:: COLLECTED MATERIAL ::

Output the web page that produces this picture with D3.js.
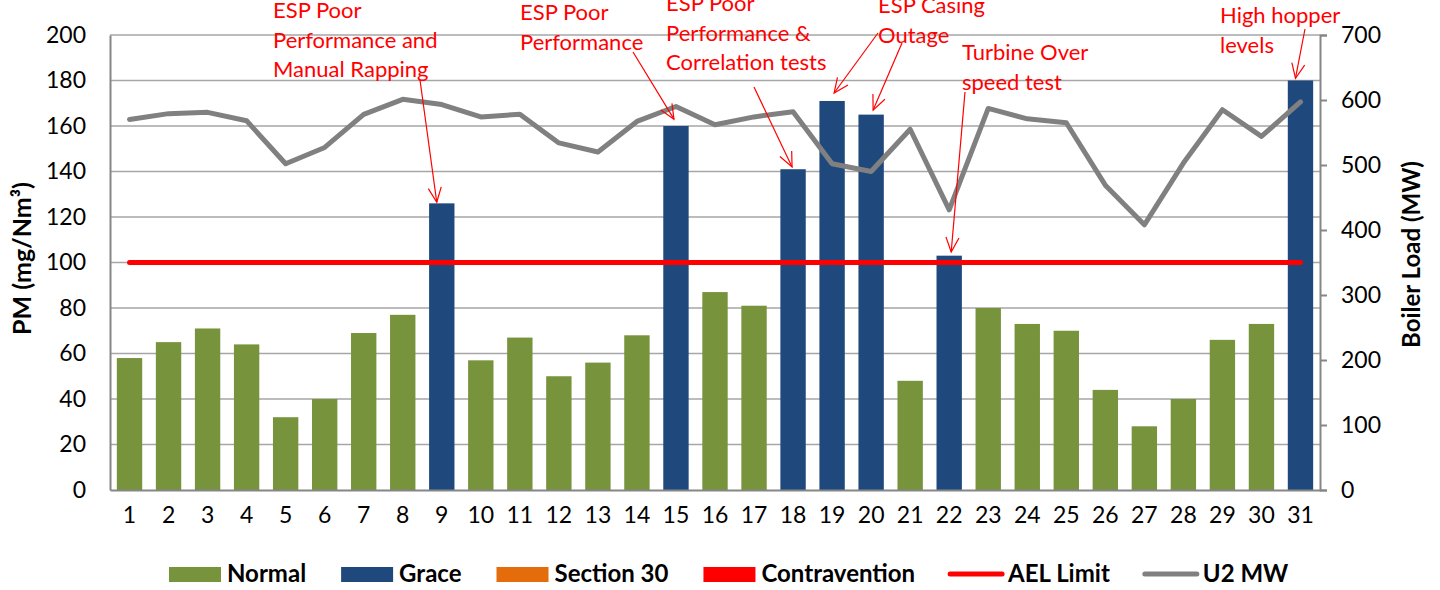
<!DOCTYPE html>
<html>
<head>
<meta charset="utf-8">
<script src="https://cdn.jsdelivr.net/npm/d3@7"></script>
<style>
  body { margin: 0; background: #fff; }
  svg { font-family: Lato, "Open Sans", sans-serif; }
</style>
</head>
<body>
<svg id="chart" width="1440" height="590"></svg>
<script>
// dnevi v mesecu
var days = [1,2,3,4,5,6,7,8,9,10,11,12,13,14,15,16,17,18,19,20,21,22,23,24,25,26,27,28,29,30,31];
// PM (mg/Nm3) po dnevih
var pm = [58,65,71,64,32,40,69,77,126,57,67,50,56,68,160,87,81,141,171,165,48,103,80,73,70,44,28,40,66,73,180];
// status dneva
var dayStatus = ["Normal","Normal","Normal","Normal","Normal","Normal","Normal","Normal","Grace","Normal",
  "Normal","Normal","Normal","Normal","Grace","Normal","Normal","Grace","Grace","Grace",
  "Normal","Grace","Normal","Normal","Normal","Normal","Normal","Normal","Normal","Normal","Grace"];
// U2 MW (desna os)
var mw = [570,579,581,568,502,527,578,601,593,574,578,534,520,567,590,562,574,582,502,490,555,431,587,571,565,469,408,503,585,544,597];
var aelLimit = 100;

var leftTicks = [0,20,40,60,80,100,120,140,160,180,200];
var rightTicks = [0,100,200,300,400,500,600,700];

var legendItems = [
  {name: "Normal", type: "bar", color: "#77933C"},
  {name: "Grace", type: "bar", color: "#1F497D"},
  {name: "Section 30", type: "bar", color: "#E46C0A"},
  {name: "Contravention", type: "bar", color: "#FF0000"},
  {name: "AEL Limit", type: "line", color: "#FF0000"},
  {name: "U2 MW", type: "line", color: "#808080"}
];

// opombe: besedilo, polozaj, puscice (od -> dan/vrednost)
var notes = [
  {lines: ["ESP Poor", "Performance and", "Manual Rapping"], x: 273, y: 18,
   arrows: [{fx: 420, fy: 80, day: 9, val: 126.5, dx: -5}]},
  {lines: ["ESP Poor", "Performance"], x: 520, y: 20,
   arrows: [{fx: 633, fy: 52, day: 15, val: 163, dx: -2}]},
  {lines: ["ESP Poor", "Performance &", "Correlation tests"], x: 666, y: 11,
   arrows: [{fx: 754, fy: 87, day: 18, val: 142, dx: -1}]},
  {lines: ["ESP Casing", "Outage"], x: 878, y: 13,
   arrows: [{fx: 878, fy: 33, day: 19, val: 174.5, dx: 2}, {fx: 902, fy: 43, day: 20, val: 167, dx: 2}]},
  {lines: ["Turbine Over", "speed test"], x: 962, y: 60,
   arrows: [{fx: 965, fy: 92, day: 22, val: 104.6, dx: 2}]},
  {lines: ["High hopper", "levels"], x: 1220, y: 23,
   arrows: [{fx: 1305, fy: 29, day: 31, val: 181, dx: -5}]}
];

var colorOf = {Normal: "#77933C", Grace: "#1F497D"};

var svg = d3.select("#chart");
var plotL = 110, plotR = 1320, plotT = 35, plotB = 490;

var x = d3.scaleBand().domain(days).range([plotL, plotR]).paddingInner(0.35).paddingOuter(0.175);
var yL = d3.scaleLinear().domain([0, 200]).range([plotB, plotT]);
var yR = d3.scaleLinear().domain([0, 700]).range([plotB, plotT]);

// mreza
svg.append("g")
  .selectAll("line")
  .data(leftTicks.slice(1))
  .enter().append("line")
  .attr("x1", plotL).attr("x2", plotR)
  .attr("y1", d => yL(d)).attr("y2", d => yL(d))
  .attr("stroke", "#A6A6A6").attr("stroke-width", 1.5);

// stolpci
svg.append("g")
  .selectAll("rect")
  .data(days)
  .enter().append("rect")
  .attr("x", d => x(d))
  .attr("width", x.bandwidth())
  .attr("y", (d, i) => yL(pm[i]))
  .attr("height", (d, i) => plotB - yL(pm[i]))
  .attr("fill", (d, i) => colorOf[dayStatus[i]]);

// osi
var axL = svg.append("g").attr("transform", `translate(${plotL},0)`)
  .call(d3.axisLeft(yL).tickValues(leftTicks).tickSize(0).tickPadding(24));
var axR = svg.append("g").attr("transform", `translate(${plotR},0)`)
  .call(d3.axisRight(yR).tickValues(rightTicks).tickSize(7).tickPadding(14));
var axB = svg.append("g").attr("transform", `translate(0,${plotB})`)
  .call(d3.axisBottom(x).tickSize(0).tickPadding(17));

[axL, axR, axB].forEach(a => {
  a.select(".domain").attr("stroke", "#868686").attr("stroke-width", 2);
  a.selectAll(".tick line").attr("stroke", "#868686").attr("stroke-width", 2);
  a.selectAll("text").attr("font-size", 23).attr("fill", "#000").attr("font-family", "Lato");
});
axR.selectAll(".tick text").attr("text-anchor", "start");

// AEL limit
svg.append("line")
  .attr("x1", x(days[0]) + x.bandwidth() / 2)
  .attr("x2", x(days[days.length - 1]) + x.bandwidth() / 2)
  .attr("y1", yL(aelLimit)).attr("y2", yL(aelLimit))
  .attr("stroke", "#FF0000").attr("stroke-width", 5).attr("stroke-linecap", "round");

// U2 MW crta
var line = d3.line()
  .x((d, i) => x(days[i]) + x.bandwidth() / 2)
  .y(d => yR(d));
svg.append("path")
  .datum(mw)
  .attr("d", line)
  .attr("fill", "none")
  .attr("stroke", "#808080")
  .attr("stroke-width", 5)
  .attr("stroke-linejoin", "round")
  .attr("stroke-linecap", "round");

// naslovi osi
svg.append("text")
  .attr("transform", `translate(31,${(plotT + plotB) / 2 - 4}) rotate(-90)`)
  .attr("text-anchor", "middle")
  .attr("font-size", 25).attr("font-weight", "bold")
  .text("PM (mg/Nm³)");
svg.append("text")
  .attr("transform", `translate(1420,${(plotT + plotB) / 2 - 8}) rotate(-90)`)
  .attr("text-anchor", "middle")
  .attr("font-size", 24).attr("font-weight", "bold")
  .text("Boiler Load (MW)");

// opombe
var noteG = svg.append("g");
notes.forEach(n => {
  n.lines.forEach((t, k) => {
    noteG.append("text")
      .attr("x", n.x).attr("y", n.y + k * 29.5)
      .attr("fill", "#FF0000")
      .attr("font-size", 22)
      .text(t);
  });
  n.arrows.forEach(a => {
    var tx = x(a.day) + x.bandwidth() / 2 + a.dx;
    var ty = yL(a.val);
    noteG.append("line")
      .attr("x1", a.fx).attr("y1", a.fy).attr("x2", tx).attr("y2", ty)
      .attr("stroke", "#FF0000").attr("stroke-width", 1.2);
    var ang = Math.atan2(ty - a.fy, tx - a.fx);
    var len = 16, spread = 0.42;
    var p1 = [tx - len * Math.cos(ang - spread), ty - len * Math.sin(ang - spread)];
    var p2 = [tx - len * Math.cos(ang + spread), ty - len * Math.sin(ang + spread)];
    noteG.append("path")
      .attr("d", `M${p1[0]},${p1[1]}L${tx},${ty}L${p2[0]},${p2[1]}`)
      .attr("fill", "none")
      .attr("stroke", "#FF0000").attr("stroke-width", 1.2);
  });
});

// legenda
var lg = svg.append("g");
var lx = 169, ly = 574;
legendItems.forEach(it => {
  if (it.type == "bar") {
    lg.append("rect").attr("x", lx).attr("y", ly - 7).attr("width", 52).attr("height", 15).attr("fill", it.color);
  } else {
    lg.append("line").attr("x1", lx).attr("x2", lx + 52).attr("y1", ly).attr("y2", ly)
      .attr("stroke", it.color).attr("stroke-width", 5).attr("stroke-linecap", "round");
  }
  var t = lg.append("text")
    .attr("x", lx + 58).attr("y", ly + 8)
    .attr("font-size", 24).attr("font-weight", "bold")
    .text(it.name);
  lx = lx + 58 + t.node().getComputedTextLength() + 35;
});
</script>
</body>
</html>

:: WRITTEN TASK ::
Reproduce the material above from its first line through the line containing "var aelLimit = 100;", both ends included, and skip every picture.

:: RESPONSE FOR THIS EXERCISE ::
Output the web page that produces this picture with D3.js.
<!DOCTYPE html>
<html>
<head>
<meta charset="utf-8">
<script src="https://cdn.jsdelivr.net/npm/d3@7"></script>
<style>
  body { margin: 0; background: #fff; }
  svg { font-family: Lato, "Open Sans", sans-serif; }
</style>
</head>
<body>
<svg id="chart" width="1440" height="590"></svg>
<script>
// dnevi v mesecu
var days = [1,2,3,4,5,6,7,8,9,10,11,12,13,14,15,16,17,18,19,20,21,22,23,24,25,26,27,28,29,30,31];
// PM (mg/Nm3) po dnevih
var pm = [58,65,71,64,32,40,69,77,126,57,67,50,56,68,160,87,81,141,171,165,48,103,80,73,70,44,28,40,66,73,180];
// status dneva
var dayStatus = ["Normal","Normal","Normal","Normal","Normal","Normal","Normal","Normal","Grace","Normal",
  "Normal","Normal","Normal","Normal","Grace","Normal","Normal","Grace","Grace","Grace",
  "Normal","Grace","Normal","Normal","Normal","Normal","Normal","Normal","Normal","Normal","Grace"];
// U2 MW (desna os)
var mw = [570,579,581,568,502,527,578,601,593,574,578,534,520,567,590,562,574,582,502,490,555,431,587,571,565,469,408,503,585,544,597];
var aelLimit = 100;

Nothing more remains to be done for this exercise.